### Required task
Write out the listing below without alteration, omitting its pictures.
##### Stored data
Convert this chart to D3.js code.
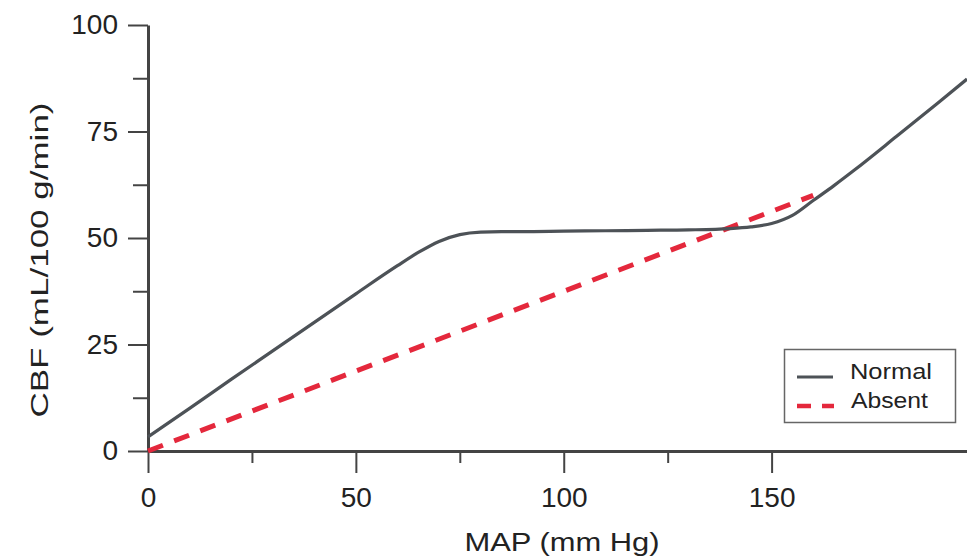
<!DOCTYPE html>
<html>
<head>
<meta charset="utf-8">
<script src="https://cdn.jsdelivr.net/npm/d3@7"></script>
<style>
  html, body { margin: 0; padding: 0; background: #fff; }
  svg { display: block; }
  text { font-family: "Liberation Sans", Arial, Helvetica, sans-serif; }
</style>
</head>
<body>
<svg id="chart" width="967" height="559"></svg>
<script>
// ---- data ----
const normalMAP = [0, 10, 20, 30, 40, 50, 60, 65, 70, 75, 80, 85, 90, 100, 110, 120, 130, 140, 145, 150, 155, 160, 165, 170, 180, 190, 197];
const normalCBF = [3.3, 10, 16.8, 23.5, 30.2, 36.9, 43.5, 46.6, 49.2, 50.8, 51.4, 51.5, 51.5, 51.6, 51.7, 51.8, 51.9, 52.2, 52.6, 53.4, 55.3, 58.8, 62.3, 66, 73.8, 81.7, 87.3];
const absentMAP = [0, 160];
const absentCBF = [0, 60];
const xMajorTicks = [0, 50, 100, 150];
const xMinorTicks = [25, 75, 125];
const yMajorTicks = [0, 25, 50, 75, 100];
const yMinorTicks = [12.5, 37.5, 62.5, 87.5];
const seriesNames = ["Normal", "Absent"];
const xTitle = "MAP (mm Hg)";
const yTitle = "CBF (mL/100 g/min)";

// ---- drawing ----
const svg = d3.select("#chart");
const axisColor = "#444";
const normalColor = "#4d5257";
const absentColor = "#e4283c";

const x = d3.scaleLinear().domain([0, 197]).range([148, 967]);
const y = d3.scaleLinear().domain([0, 100]).range([451, 25]);

function styleAxis(g) {
  g.select(".domain").attr("stroke", axisColor).attr("stroke-width", 3);
  g.selectAll(".tick line").attr("stroke", axisColor).attr("stroke-width", 2);
  g.selectAll(".tick text").attr("fill", "#222").style("font-size", "28px")
    .style("font-family", "'Liberation Sans', Arial, sans-serif");
}

// minor ticks
svg.append("g").attr("transform", `translate(0,${y(0)})`)
  .call(d3.axisBottom(x).tickValues(xMinorTicks).tickSize(12).tickFormat(""))
  .call(g => { g.select(".domain").remove(); g.selectAll(".tick line").attr("stroke", axisColor).attr("stroke-width", 2); });
svg.append("g").attr("transform", `translate(${x(0)},0)`)
  .call(d3.axisLeft(y).tickValues(yMinorTicks).tickSize(15).tickFormat(""))
  .call(g => { g.select(".domain").remove(); g.selectAll(".tick line").attr("stroke", axisColor).attr("stroke-width", 2); });

// major axes
svg.append("g").attr("transform", `translate(0,${y(0)})`)
  .call(d3.axisBottom(x).tickValues(xMajorTicks).tickSize(22).tickSizeOuter(0).tickPadding(14))
  .call(styleAxis);
svg.append("g").attr("transform", `translate(${x(0)},0)`)
  .call(d3.axisLeft(y).tickValues(yMajorTicks).tickSize(20).tickSizeOuter(0).tickPadding(10))
  .call(styleAxis);

// lines
const normalData = normalMAP.map((m, i) => [m, normalCBF[i]]);
const absentData = absentMAP.map((m, i) => [m, absentCBF[i]]);
const line = d3.line().x(d => x(d[0])).y(d => y(d[1])).curve(d3.curveMonotoneX);

svg.append("path").datum(absentData)
  .attr("d", d3.line().x(d => x(d[0])).y(d => y(d[1])))
  .attr("fill", "none").attr("stroke", absentColor).attr("stroke-width", 5)
  .attr("stroke-dasharray", "16,12");

svg.append("path").datum(normalData)
  .attr("d", line)
  .attr("fill", "none").attr("stroke", normalColor).attr("stroke-width", 3.2);

// axis titles
svg.append("text").attr("x", 562).attr("y", 551).attr("text-anchor", "middle")
  .attr("fill", "#222").style("font-size", "25px")
  .attr("textLength", 195).attr("lengthAdjust", "spacingAndGlyphs")
  .text(xTitle);
svg.append("text").attr("transform", "translate(48,260) rotate(-90)").attr("text-anchor", "middle")
  .attr("fill", "#222").style("font-size", "23px")
  .attr("textLength", 315).attr("lengthAdjust", "spacingAndGlyphs")
  .text(yTitle);

// legend
const lg = svg.append("g");
lg.append("rect").attr("x", 784.5).attr("y", 349.5).attr("width", 171).attr("height", 73)
  .attr("fill", "#fff").attr("stroke", "#666").attr("stroke-width", 1.5);
lg.append("line").attr("x1", 797).attr("x2", 833).attr("y1", 377).attr("y2", 377)
  .attr("stroke", normalColor).attr("stroke-width", 3);
lg.append("line").attr("x1", 797).attr("x2", 834).attr("y1", 406).attr("y2", 406)
  .attr("stroke", absentColor).attr("stroke-width", 4.5).attr("stroke-dasharray", "14,11");
lg.append("text").attr("x", 850).attr("y", 379).attr("fill", "#222").style("font-size", "22px")
  .attr("textLength", 82).attr("lengthAdjust", "spacingAndGlyphs").text(seriesNames[0]);
lg.append("text").attr("x", 851).attr("y", 408).attr("fill", "#222").style("font-size", "22px")
  .attr("textLength", 77).attr("lengthAdjust", "spacingAndGlyphs").text(seriesNames[1]);
</script>
</body>
</html>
##########
### Solution
Convert this chart to D3.js code.
<!DOCTYPE html>
<html>
<head>
<meta charset="utf-8">
<script src="https://cdn.jsdelivr.net/npm/d3@7"></script>
<style>
  html, body { margin: 0; padding: 0; background: #fff; }
  svg { display: block; }
  text { font-family: "Liberation Sans", Arial, Helvetica, sans-serif; }
</style>
</head>
<body>
<svg id="chart" width="967" height="559"></svg>
<script>
// ---- data ----
const normalMAP = [0, 10, 20, 30, 40, 50, 60, 65, 70, 75, 80, 85, 90, 100, 110, 120, 130, 140, 145, 150, 155, 160, 165, 170, 180, 190, 197];
const normalCBF = [3.3, 10, 16.8, 23.5, 30.2, 36.9, 43.5, 46.6, 49.2, 50.8, 51.4, 51.5, 51.5, 51.6, 51.7, 51.8, 51.9, 52.2, 52.6, 53.4, 55.3, 58.8, 62.3, 66, 73.8, 81.7, 87.3];
const absentMAP = [0, 160];
const absentCBF = [0, 60];
const xMajorTicks = [0, 50, 100, 150];
const xMinorTicks = [25, 75, 125];
const yMajorTicks = [0, 25, 50, 75, 100];
const yMinorTicks = [12.5, 37.5, 62.5, 87.5];
const seriesNames = ["Normal", "Absent"];
const xTitle = "MAP (mm Hg)";
const yTitle = "CBF (mL/100 g/min)";

// ---- drawing ----
const svg = d3.select("#chart");
const axisColor = "#444";
const normalColor = "#4d5257";
const absentColor = "#e4283c";

const x = d3.scaleLinear().domain([0, 197]).range([148, 967]);
const y = d3.scaleLinear().domain([0, 100]).range([451, 25]);

function styleAxis(g) {
  g.select(".domain").attr("stroke", axisColor).attr("stroke-width", 3);
  g.selectAll(".tick line").attr("stroke", axisColor).attr("stroke-width", 2);
  g.selectAll(".tick text").attr("fill", "#222").style("font-size", "28px")
    .style("font-family", "'Liberation Sans', Arial, sans-serif");
}

// minor ticks
svg.append("g").attr("transform", `translate(0,${y(0)})`)
  .call(d3.axisBottom(x).tickValues(xMinorTicks).tickSize(12).tickFormat(""))
  .call(g => { g.select(".domain").remove(); g.selectAll(".tick line").attr("stroke", axisColor).attr("stroke-width", 2); });
svg.append("g").attr("transform", `translate(${x(0)},0)`)
  .call(d3.axisLeft(y).tickValues(yMinorTicks).tickSize(15).tickFormat(""))
  .call(g => { g.select(".domain").remove(); g.selectAll(".tick line").attr("stroke", axisColor).attr("stroke-width", 2); });

// major axes
svg.append("g").attr("transform", `translate(0,${y(0)})`)
  .call(d3.axisBottom(x).tickValues(xMajorTicks).tickSize(22).tickSizeOuter(0).tickPadding(14))
  .call(styleAxis);
svg.append("g").attr("transform", `translate(${x(0)},0)`)
  .call(d3.axisLeft(y).tickValues(yMajorTicks).tickSize(20).tickSizeOuter(0).tickPadding(10))
  .call(styleAxis);

// lines
const normalData = normalMAP.map((m, i) => [m, normalCBF[i]]);
const absentData = absentMAP.map((m, i) => [m, absentCBF[i]]);
const line = d3.line().x(d => x(d[0])).y(d => y(d[1])).curve(d3.curveMonotoneX);

svg.append("path").datum(absentData)
  .attr("d", d3.line().x(d => x(d[0])).y(d => y(d[1])))
  .attr("fill", "none").attr("stroke", absentColor).attr("stroke-width", 5)
  .attr("stroke-dasharray", "16,12");

svg.append("path").datum(normalData)
  .attr("d", line)
  .attr("fill", "none").attr("stroke", normalColor).attr("stroke-width", 3.2);

// axis titles
svg.append("text").attr("x", 562).attr("y", 551).attr("text-anchor", "middle")
  .attr("fill", "#222").style("font-size", "25px")
  .attr("textLength", 195).attr("lengthAdjust", "spacingAndGlyphs")
  .text(xTitle);
svg.append("text").attr("transform", "translate(48,260) rotate(-90)").attr("text-anchor", "middle")
  .attr("fill", "#222").style("font-size", "23px")
  .attr("textLength", 315).attr("lengthAdjust", "spacingAndGlyphs")
  .text(yTitle);

// legend
const lg = svg.append("g");
lg.append("rect").attr("x", 784.5).attr("y", 349.5).attr("width", 171).attr("height", 73)
  .attr("fill", "#fff").attr("stroke", "#666").attr("stroke-width", 1.5);
lg.append("line").attr("x1", 797).attr("x2", 833).attr("y1", 377).attr("y2", 377)
  .attr("stroke", normalColor).attr("stroke-width", 3);
lg.append("line").attr("x1", 797).attr("x2", 834).attr("y1", 406).attr("y2", 406)
  .attr("stroke", absentColor).attr("stroke-width", 4.5).attr("stroke-dasharray", "14,11");
lg.append("text").attr("x", 850).attr("y", 379).attr("fill", "#222").style("font-size", "22px")
  .attr("textLength", 82).attr("lengthAdjust", "spacingAndGlyphs").text(seriesNames[0]);
lg.append("text").attr("x", 851).attr("y", 408).attr("fill", "#222").style("font-size", "22px")
  .attr("textLength", 77).attr("lengthAdjust", "spacingAndGlyphs").text(seriesNames[1]);
</script>
</body>
</html>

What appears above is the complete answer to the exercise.